# 2011 SuperSix Hi-Mod fork question



## dhcp (Jan 18, 2013)

Hi Guys,

I picked up a newish 2011 SuperSix 2 Red (hi-mod, white/black) locally for a pretty stellar deal with only about 400 miles on it, looks new in every way and I haven't been this excited about a bike in a while. I had the heebie-jeebies about buying a used bike given all the thefts around here and I don't want to support that chain of stuff, but this one had everything including the original receipt from the LBS.

The previous rider cut the fork tube down ("slammed" as some say!) to the very bottom so there is no opportunity to lift the stem much. I tried flipping the stem, which helped, but I could still use some lift.

I looked at different rise stem options, the factor is +/- 6 degrees but I think I'd be willing to replace the entire fork if I can find a deal on one.

My question is if there is any difference among the SuperSix forks besides the hi-mod. I have the 2011 bike and I've seen 2009 hi-mod forks go secondhand for cheap and the paint scheme is kinda sorta close to what I have, but is there any real design differences or fit difference among the years? I get the feeling that the Evo is slightly different but among the 2009-2011 forks, are they pretty much all the same? If I pick up an uncut hi-mod fork from a 2009 will it mount up fine on the 2011 and have the same construction/geometry?

Thanks everyone!


----------



## Diopena1 (Jul 21, 2011)

The regular Supersix forks are identical, exept for the carbon fiber used. 
I honestly don't think you will notice a huge difference between the two, except maybe a few grams heavier on the non-Himod model.
You have to make sure its a tapered steerer tube 1 1/8"-1 1/2"
here are some of my findings:
Cannondale 700c Supersix Carbon High Modulus Road Bike Fork Tapered 1 1 2 1 1 8 | eBay

Cannondale Supersix Carbon Road Fork White Painted Tapered 1 5 to 1 1 8 New | eBay

Cannondale Supersix Black White Carbon Road Fork | eBay

I'd say to not go too crazy on the stem lift, you lose out on your reach, and may end up cramped up. Use this as a guide:

Stem Chart
you can plug in the info from the "old setup" and your "new or different setup", and get a visual of where your handlebars will end up also.


----------



## CHL (Jun 24, 2005)

Yes, it will work fine. I tried a 2008 Super Six fork on a 2011 Super Six HM frame and it fit perfectly.

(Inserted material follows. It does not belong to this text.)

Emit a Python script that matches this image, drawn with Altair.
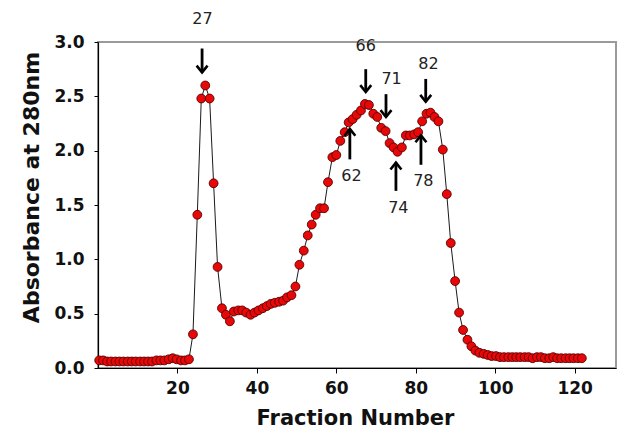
import altair as alt
import pandas as pd

fraction_pos = [
    0.3, 1.3, 2.3, 3.3, 4.4, 5.4, 6.4, 7.5, 8.5, 9.5,
    10.6, 11.6, 12.6, 13.6, 14.7, 15.7, 16.7, 17.8, 18.8, 19.8,
    20.9, 21.9, 22.9, 23.9, 25.0, 26.0, 27.0, 28.1, 29.1, 30.1,
    31.2, 32.2, 33.2, 34.2, 35.3, 36.3, 37.3, 38.4, 39.4, 40.4,
    41.5, 42.5, 43.5, 44.5, 45.6, 46.6, 47.6, 48.7, 49.7, 50.7,
    51.8, 52.8, 53.8, 54.8, 55.9, 56.9, 57.9, 59.0, 60.0, 61.0,
    62.1, 63.1, 64.1, 65.1, 66.2, 67.2, 68.2, 69.3, 70.3, 71.3,
    72.4, 73.4, 74.4, 75.4, 76.5, 77.5, 78.5, 79.6, 80.6, 81.6,
    82.7, 83.7, 84.7, 85.7, 86.8, 87.8, 88.8, 89.9, 90.9, 91.9,
    93.0, 94.0, 95.0, 96.0, 97.1, 98.1, 99.1, 100.2, 101.2, 102.2,
    103.3, 104.3, 105.3, 106.3, 107.4, 108.4, 109.4, 110.5, 111.5, 112.5,
    113.6, 114.6, 115.6, 116.6, 117.7, 118.7, 119.7, 120.8, 121.8,
]

absorbance = [
    0.07, 0.07, 0.06, 0.06, 0.06, 0.06, 0.06, 0.06, 0.06, 0.06,
    0.06, 0.06, 0.06, 0.06, 0.07, 0.07, 0.07, 0.08, 0.09, 0.08,
    0.07, 0.07, 0.08, 0.31, 1.41, 2.48, 2.60, 2.48, 1.70, 0.93,
    0.55, 0.49, 0.43, 0.52, 0.53, 0.53, 0.51, 0.49, 0.51, 0.53,
    0.55, 0.57, 0.59, 0.60, 0.61, 0.62, 0.65, 0.67, 0.75, 0.95,
    1.08, 1.22, 1.32, 1.41, 1.47, 1.47, 1.71, 1.94, 1.96, 2.09,
    2.17, 2.26, 2.29, 2.33, 2.37, 2.43, 2.42, 2.34, 2.31, 2.21,
    2.18, 2.07, 2.03, 1.99, 2.03, 2.14, 2.14, 2.15, 2.17, 2.27,
    2.34, 2.35, 2.31, 2.27, 2.01, 1.60, 1.15, 0.80, 0.51, 0.35,
    0.26, 0.20, 0.16, 0.14, 0.13, 0.12, 0.11, 0.11, 0.10, 0.10,
    0.10, 0.10, 0.10, 0.10, 0.10, 0.10, 0.09, 0.10, 0.10, 0.09,
    0.09, 0.10, 0.09, 0.09, 0.09, 0.09, 0.09, 0.09, 0.09,
]

# annotation arrows (fraction labels)
arrow_label = ["27", "66", "71", "82", "62", "74", "78"]
arrow_x = [26.2, 67.4, 72.5, 82.5, 63.4, 75.0, 81.3]
arrow_tail = [2.94, 2.75, 2.52, 2.66, 1.92, 1.63, 1.87]
arrow_tip = [2.72, 2.54, 2.31, 2.45, 2.20, 1.89, 2.14]
arrow_dir = ["down", "down", "down", "down", "up", "up", "up"]
label_x = [26.3, 67.4, 73.9, 83.2, 63.8, 75.6, 81.9]
label_y = [3.21, 2.96, 2.66, 2.80, 1.77, 1.47, 1.72]

x_ticks = [20, 40, 60, 80, 100, 120]
y_ticks = [0.0, 0.5, 1.0, 1.5, 2.0, 2.5, 3.0]

df = pd.DataFrame({"x": fraction_pos, "y": absorbance})
arrows = pd.DataFrame({"x": arrow_x, "y": arrow_tip, "tail": arrow_tail,
                       "dir": arrow_dir})
labels = pd.DataFrame({"x": label_x, "y": label_y, "text": arrow_label})

x_enc = alt.X("x:Q", title="Fraction Number",
              scale=alt.Scale(domain=[0, 130.4], nice=False, zero=False),
              axis=alt.Axis(values=x_ticks, titleX=257, titleY=50,
                            titleBaseline="middle", titleFontSize=21,
                            tickSize=5, labelPadding=7))
y_enc = alt.Y("y:Q", title="Absorbance at 280nm",
              scale=alt.Scale(domain=[0, 3], nice=False),
              axis=alt.Axis(values=y_ticks, format=".1f", titleFontSize=22,
                            titleAngle=-90, titleX=-67, titleY=145,
                            titleBaseline="middle", titleAlign="center",
                            tickSize=4, labelPadding=10))

line = alt.Chart(df).mark_line(color="#1a1a1a", strokeWidth=1).encode(
    x=x_enc, y=y_enc)
pts = alt.Chart(df).mark_point(
    filled=True, shape="circle", size=78, fill="#e80808", fillOpacity=1,
    stroke="#5a0000", strokeWidth=0.9, opacity=1).encode(x=x_enc, y=y_enc)

shafts = alt.Chart(arrows).mark_rule(color="black", strokeWidth=2.8).encode(
    x=x_enc, y=y_enc, y2="tail:Q")
heads_down = alt.Chart(arrows).transform_filter(alt.datum.dir == "down").mark_point(
    shape="M-1,-1.25L0,0L1,-1.25", filled=False, size=120, color="black",
    strokeWidth=2.6, opacity=1).encode(x=x_enc, y=y_enc)
heads_up = alt.Chart(arrows).transform_filter(alt.datum.dir == "up").mark_point(
    shape="M-1,1.25L0,0L1,1.25", filled=False, size=120, color="black",
    strokeWidth=2.6, opacity=1).encode(x=x_enc, y=y_enc)

texts = alt.Chart(labels).mark_text(
    font="DejaVu Sans", fontSize=16, color="#222222", baseline="middle",
    align="center").encode(x=x_enc, y=y_enc, text="text:N")

chart = alt.layer(line, pts, shafts, heads_down, heads_up, texts).properties(
    width=518, height=326,
    autosize=alt.AutoSizeParams(type="none"),
    padding={"left": 90, "top": 34, "right": 1, "bottom": 62},
).configure_view(
    stroke="#9a9a9a", strokeWidth=2
).configure_axis(
    grid=False, domainColor="black", domainWidth=1.2, tickColor="black",
    tickWidth=1, labelFont="DejaVu Sans", labelFontWeight="bold",
    labelFontSize=17, labelColor="#111111", titleFont="DejaVu Sans",
    titleFontWeight="bold", titleColor="#111111",
)

chart.save("out.html", embed_options={"renderer": "svg", "actions": False})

Ebay should have them and someone on this forum managed to get either an Easton or Edge for on their Super Six, although that required either a new headset or fork crown race (I forget which).

For a shorter rider, I have a fairly aggressive position on both my SS6 HM and CAAD9. However, I have never seen anyone but racers ride with the stems slammed down to the head tube.


----------



## Lil Dale (Feb 19, 2009)

System Six will fit too.


----------



## dhcp (Jan 18, 2013)

Thanks for the wonderful advice guys, I just picked up a HM '09 fork that was listed as a new-bike take-off that is uncut at 300mm for a measly $53 plus $10 shipping! I wouldn't have rolled the dice (I was willing to pay more) without the forum advice, so thank you!

Diopena - that stem site you listed is fantastic. I put in the values to compare the +6 stem I have now with a +10 and the difference in actual bar height is only 6mm. That site is great, being able to see the difference makes it much more real too.

CHL - thanks for sharing the experience - I wondered if maybe the geometry changed year to year, good to hear that you bolted right up no problem!

Dale - sounds like Cannondale used that exact same fork across models, just the graphics changed? Good to know.

Follow-up question - when I get this new fork in, can I just strip down all the parts on the existing OEM fork and put them on the new fork and just bolt it back in or are there parts you should always replace with new when you build it out? I'm going to have to source some spacers for the fork since I don't have any now, is there anything special about the size or type that you guys recommend?

I've switched out bars and stems before myself and have a good set of metric tools and a metric torque wrench, is this a task that one can easily do themselves or is it better off sent to the LBS? The only snag I see if that my cables look to be cut down to fit the slammed height and I might come up short once I lift the bars a bit...

thanks again for all the help and practical advice!


----------